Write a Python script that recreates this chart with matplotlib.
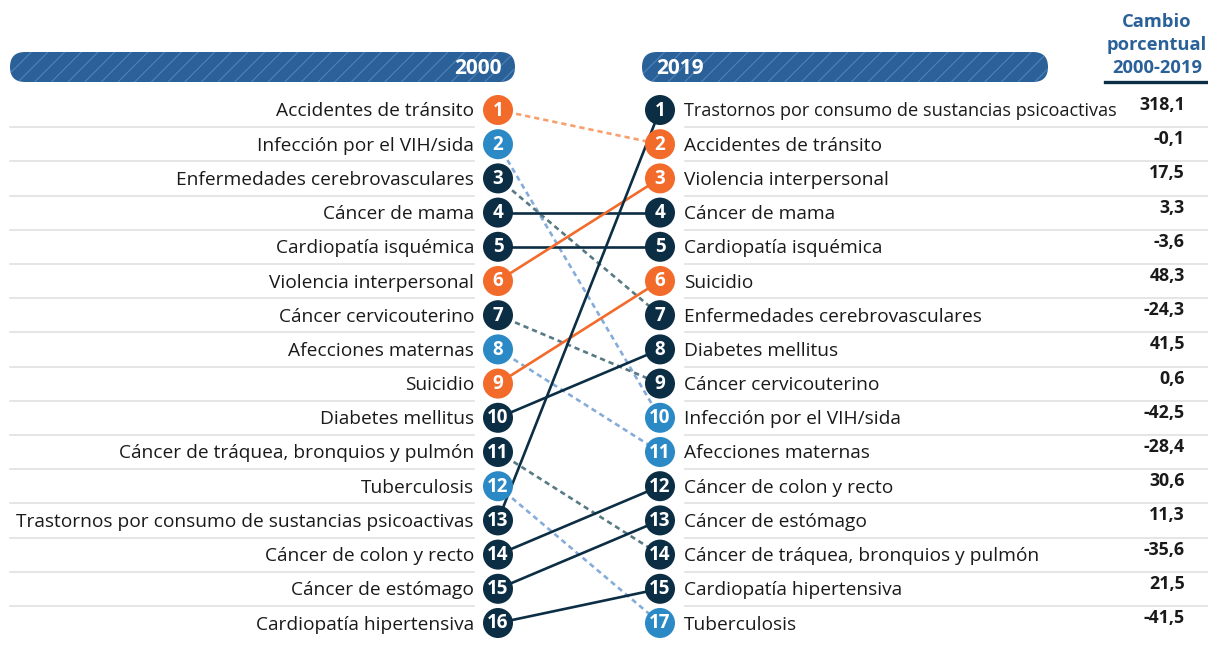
import matplotlib
matplotlib.use("Agg")
import matplotlib.pyplot as plt
from matplotlib.patches import Circle, FancyBboxPatch

# ---------------- data ----------------
causes = [
    "Accidentes de tránsito",
    "Infección por el VIH/sida",
    "Enfermedades cerebrovasculares",
    "Cáncer de mama",
    "Cardiopatía isquémica",
    "Violencia interpersonal",
    "Cáncer cervicouterino",
    "Afecciones maternas",
    "Suicidio",
    "Diabetes mellitus",
    "Cáncer de tráquea, bronquios y pulmón",
    "Tuberculosis",
    "Trastornos por consumo de sustancias psicoactivas",
    "Cáncer de colon y recto",
    "Cáncer de estómago",
    "Cardiopatía hipertensiva",
]
rank_2000 = [1, 2, 3, 4, 5, 6, 7, 8, 9, 10, 11, 12, 13, 14, 15, 16]
rank_2019 = [2, 10, 7, 4, 5, 3, 9, 11, 6, 8, 14, 17, 1, 12, 13, 15]
group = ["les", "trans", "ent", "ent", "ent", "les", "ent", "trans",
         "les", "ent", "ent", "trans", "ent", "ent", "ent", "ent"]
change_pct = [-0.1, -42.5, -24.3, 3.3, -3.6, 17.5, 0.6, -28.4,
              48.3, 41.5, -35.6, -41.5, 318.1, 30.6, 11.3, 21.5]
year_left, year_right = "2000", "2019"
header = ["Cambio", "porcentual", "2000-2019"]

# ---------------- style ----------------
FONT = "Open Sans"
plt.rcParams["font.family"] = [FONT, "DejaVu Sans"]
plt.rcParams["hatch.linewidth"] = 0.8

col_main = {"les": "#f26b2a", "trans": "#2b8ac6", "ent": "#0c2e44"}
col_down = {"les": "#f7a06d", "trans": "#86acd9", "ent": "#587a84"}
BAR = "#2b6199"
HATCH = "#5083b8"
HEAD = "#2b6199"
SEP = "#dedede"
TXT = "#1a1a1a"

W, H = 1208, 654
fig = plt.figure(figsize=(W / 100, H / 100), dpi=100)
ax = fig.add_axes([0, 0, 1, 1])
ax.set_xlim(0, W)
ax.set_ylim(H, 0)
ax.axis("off")

y0, dy = 110, 34.2
xl, xr = 498, 660
r = 15
n = len(causes)
label_fs = 13.8
right_label_max = 1117 - 684

def row_y(i):
    return y0 + i * dy

order_right = sorted(range(n), key=lambda k: rank_2019[k])
slot_right = {k: s for s, k in enumerate(order_right)}

# separators
for i in range(n - 1):
    ys = row_y(i) + dy / 2
    ax.plot([10, 474], [ys, ys], color=SEP, lw=1.1, zorder=1)
    ax.plot([685, W], [ys, ys], color=SEP, lw=1.1, zorder=1)

# header bars (pill shapes)
for x0, x1 in [(10, 515), (642, 1048)]:
    p = FancyBboxPatch((x0, 52), x1 - x0, 30,
                       boxstyle="round,pad=0,rounding_size=15",
                       facecolor=BAR, edgecolor=HATCH, hatch="//",
                       lw=0, zorder=2)
    ax.add_patch(p)
ax.text(502, 68, year_left, ha="right", va="center", color="white",
        fontsize=15, fontweight="bold", zorder=3)
ax.text(656, 68, year_right, ha="left", va="center", color="white",
        fontsize=15, fontweight="bold", zorder=3)

for i, line in enumerate(header):
    ax.text(1157, 22 + i * 23, line, ha="center", va="center", color=HEAD,
            fontsize=13.2, fontweight="bold")
ax.plot([1105, W], [82, 82], color="#0c2e44", lw=2.4)

# connecting lines
for k in range(n):
    ya = row_y(rank_2000[k] - 1)
    yb = row_y(slot_right[k])
    g = group[k]
    if rank_2019[k] <= rank_2000[k]:
        ax.plot([xl, xr], [ya, yb], color=col_main[g], lw=1.9, zorder=3,
                solid_capstyle="butt")
    else:
        ax.plot([xl, xr], [ya, yb], color=col_down[g], lw=1.9, zorder=3,
                linestyle=(0, (2.0, 1.5)))

renderer = fig.canvas.get_renderer()

# circles + labels
for k in range(n):
    g = group[k]
    ya = row_y(rank_2000[k] - 1)
    yb = row_y(slot_right[k])
    ax.add_patch(Circle((xl, ya), r, color=col_main[g], zorder=4, lw=0))
    ax.add_patch(Circle((xr, yb), r, color=col_main[g], zorder=4, lw=0))
    ax.text(xl, ya + 0.5, str(rank_2000[k]), ha="center", va="center",
            color="white", fontsize=13.5, fontweight="bold", zorder=5)
    ax.text(xr, yb + 0.5, str(rank_2019[k]), ha="center", va="center",
            color="white", fontsize=13.5, fontweight="bold", zorder=5)
    ax.text(474, ya + 1.5, causes[k], ha="right", va="center", color=TXT,
            fontsize=label_fs, zorder=5)
    t = ax.text(684, yb + 1.5, causes[k], ha="left", va="center", color=TXT,
                fontsize=label_fs, zorder=5)
    w = t.get_window_extent(renderer).width
    if w > right_label_max:
        t.set_fontsize(label_fs * right_label_max / w)
    val = f"{change_pct[k]:.1f}".replace(".", ",")
    ax.text(1185, yb - 5, val, ha="right", va="center", color=TXT,
            fontsize=12.8, fontweight="bold", zorder=5)

fig.savefig("out.png", dpi=100)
##############################
GIVEN PROBLEM: Make an exact copy of all the material, but keep the pictures out of it.

REPLY:
Write a Python script that recreates this chart with matplotlib.
import matplotlib
matplotlib.use("Agg")
import matplotlib.pyplot as plt
from matplotlib.patches import Circle, FancyBboxPatch

# ---------------- data ----------------
causes = [
    "Accidentes de tránsito",
    "Infección por el VIH/sida",
    "Enfermedades cerebrovasculares",
    "Cáncer de mama",
    "Cardiopatía isquémica",
    "Violencia interpersonal",
    "Cáncer cervicouterino",
    "Afecciones maternas",
    "Suicidio",
    "Diabetes mellitus",
    "Cáncer de tráquea, bronquios y pulmón",
    "Tuberculosis",
    "Trastornos por consumo de sustancias psicoactivas",
    "Cáncer de colon y recto",
    "Cáncer de estómago",
    "Cardiopatía hipertensiva",
]
rank_2000 = [1, 2, 3, 4, 5, 6, 7, 8, 9, 10, 11, 12, 13, 14, 15, 16]
rank_2019 = [2, 10, 7, 4, 5, 3, 9, 11, 6, 8, 14, 17, 1, 12, 13, 15]
group = ["les", "trans", "ent", "ent", "ent", "les", "ent", "trans",
         "les", "ent", "ent", "trans", "ent", "ent", "ent", "ent"]
change_pct = [-0.1, -42.5, -24.3, 3.3, -3.6, 17.5, 0.6, -28.4,
              48.3, 41.5, -35.6, -41.5, 318.1, 30.6, 11.3, 21.5]
year_left, year_right = "2000", "2019"
header = ["Cambio", "porcentual", "2000-2019"]

# ---------------- style ----------------
FONT = "Open Sans"
plt.rcParams["font.family"] = [FONT, "DejaVu Sans"]
plt.rcParams["hatch.linewidth"] = 0.8

col_main = {"les": "#f26b2a", "trans": "#2b8ac6", "ent": "#0c2e44"}
col_down = {"les": "#f7a06d", "trans": "#86acd9", "ent": "#587a84"}
BAR = "#2b6199"
HATCH = "#5083b8"
HEAD = "#2b6199"
SEP = "#dedede"
TXT = "#1a1a1a"

W, H = 1208, 654
fig = plt.figure(figsize=(W / 100, H / 100), dpi=100)
ax = fig.add_axes([0, 0, 1, 1])
ax.set_xlim(0, W)
ax.set_ylim(H, 0)
ax.axis("off")

y0, dy = 110, 34.2
xl, xr = 498, 660
r = 15
n = len(causes)
label_fs = 13.8
right_label_max = 1117 - 684

def row_y(i):
    return y0 + i * dy

order_right = sorted(range(n), key=lambda k: rank_2019[k])
slot_right = {k: s for s, k in enumerate(order_right)}

# separators
for i in range(n - 1):
    ys = row_y(i) + dy / 2
    ax.plot([10, 474], [ys, ys], color=SEP, lw=1.1, zorder=1)
    ax.plot([685, W], [ys, ys], color=SEP, lw=1.1, zorder=1)

# header bars (pill shapes)
for x0, x1 in [(10, 515), (642, 1048)]:
    p = FancyBboxPatch((x0, 52), x1 - x0, 30,
                       boxstyle="round,pad=0,rounding_size=15",
                       facecolor=BAR, edgecolor=HATCH, hatch="//",
                       lw=0, zorder=2)
    ax.add_patch(p)
ax.text(502, 68, year_left, ha="right", va="center", color="white",
        fontsize=15, fontweight="bold", zorder=3)
ax.text(656, 68, year_right, ha="left", va="center", color="white",
        fontsize=15, fontweight="bold", zorder=3)

for i, line in enumerate(header):
    ax.text(1157, 22 + i * 23, line, ha="center", va="center", color=HEAD,
            fontsize=13.2, fontweight="bold")
ax.plot([1105, W], [82, 82], color="#0c2e44", lw=2.4)

# connecting lines
for k in range(n):
    ya = row_y(rank_2000[k] - 1)
    yb = row_y(slot_right[k])
    g = group[k]
    if rank_2019[k] <= rank_2000[k]:
        ax.plot([xl, xr], [ya, yb], color=col_main[g], lw=1.9, zorder=3,
                solid_capstyle="butt")
    else:
        ax.plot([xl, xr], [ya, yb], color=col_down[g], lw=1.9, zorder=3,
                linestyle=(0, (2.0, 1.5)))

renderer = fig.canvas.get_renderer()

# circles + labels
for k in range(n):
    g = group[k]
    ya = row_y(rank_2000[k] - 1)
    yb = row_y(slot_right[k])
    ax.add_patch(Circle((xl, ya), r, color=col_main[g], zorder=4, lw=0))
    ax.add_patch(Circle((xr, yb), r, color=col_main[g], zorder=4, lw=0))
    ax.text(xl, ya + 0.5, str(rank_2000[k]), ha="center", va="center",
            color="white", fontsize=13.5, fontweight="bold", zorder=5)
    ax.text(xr, yb + 0.5, str(rank_2019[k]), ha="center", va="center",
            color="white", fontsize=13.5, fontweight="bold", zorder=5)
    ax.text(474, ya + 1.5, causes[k], ha="right", va="center", color=TXT,
            fontsize=label_fs, zorder=5)
    t = ax.text(684, yb + 1.5, causes[k], ha="left", va="center", color=TXT,
                fontsize=label_fs, zorder=5)
    w = t.get_window_extent(renderer).width
    if w > right_label_max:
        t.set_fontsize(label_fs * right_label_max / w)
    val = f"{change_pct[k]:.1f}".replace(".", ",")
    ax.text(1185, yb - 5, val, ha="right", va="center", color=TXT,
            fontsize=12.8, fontweight="bold", zorder=5)

fig.savefig("out.png", dpi=100)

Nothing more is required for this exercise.